The Native American Woman

     In her story she speaks of the women’s hard work “the women went to work gathering wild seed, which they grind between rocks.”   She shows their strength in taking care of their families.  Sarah speaks of the courage her mother mustered trying to get them away from the white people who they believed were trying to kill them.  Her aunt came up with the idea to save Sarah and her cousin saying to their mother “Let us bury our girls, or we shall all be killed and eaten up."   In her story she puts women almost on equal footing with the men.  Sarah shows that their role in the family is a very important one.  They seem to be the backbone of their tribes much like women of our day.  The old women in her story showed great faith in their chief.  After he speaks to them about a dream he has about the death and destruction of many of his people; he tells them they all need to flee to the mountains.  The old women say “It is true what our great chief has said, for it was shown to him by a higher power.  It is not a dream.  Oh, surely it will come to pass."  This shows that they followed their leader and knowingly did as directed.  They gossiped and spread their beliefs throughout the tribe so that everyone knew what was coming.  This represents the power of elder women that she viewed.  
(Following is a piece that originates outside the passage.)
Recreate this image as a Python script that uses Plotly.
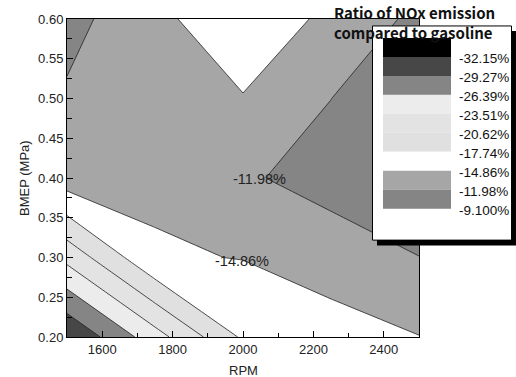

Young Native American Women

     When she speaks of young women in the story she talks about how they are not allowed to talk to any young man that is not their cousin.  They courted in the spring much like the days of yesteryear for us.  They are portrayed as very respectable women who knew their place.  They knew the correct way to find love and have relationships.  These were all things taught to them by their parents.
    The flower dance is a ritual where they meet with their hearts delight.  It seems like a time for all girls to be filled with happiness and peace.  Sarah shows that even though there are struggles to come that life is still enjoyable.    She goes on to talk about meetings of the council and once again the women are shown as intelligent people.  They are able to bring something to the meetings.  They are asked for their advice in important matters.  They are also never far away when war arises.  If they need to carry their husbands off if they are wounded are killed they do and even go into the front ranks to cheer them on.  She even speaks of one woman who takes her uncle’s place in the war and is just as brave as any man.  


    During the  “Yakima Affair” she speaks with Maj Cochran about taking her people to Yakima reservation.  Sarah knows the fate that awaits them if they try to move them in the winter cold.  She says “What! In this cold winter and in all this snow and my people have so many little children? Why, they will all die."  Sarah has portrayed throughout this body of work the strength and purpose of the Native American woman.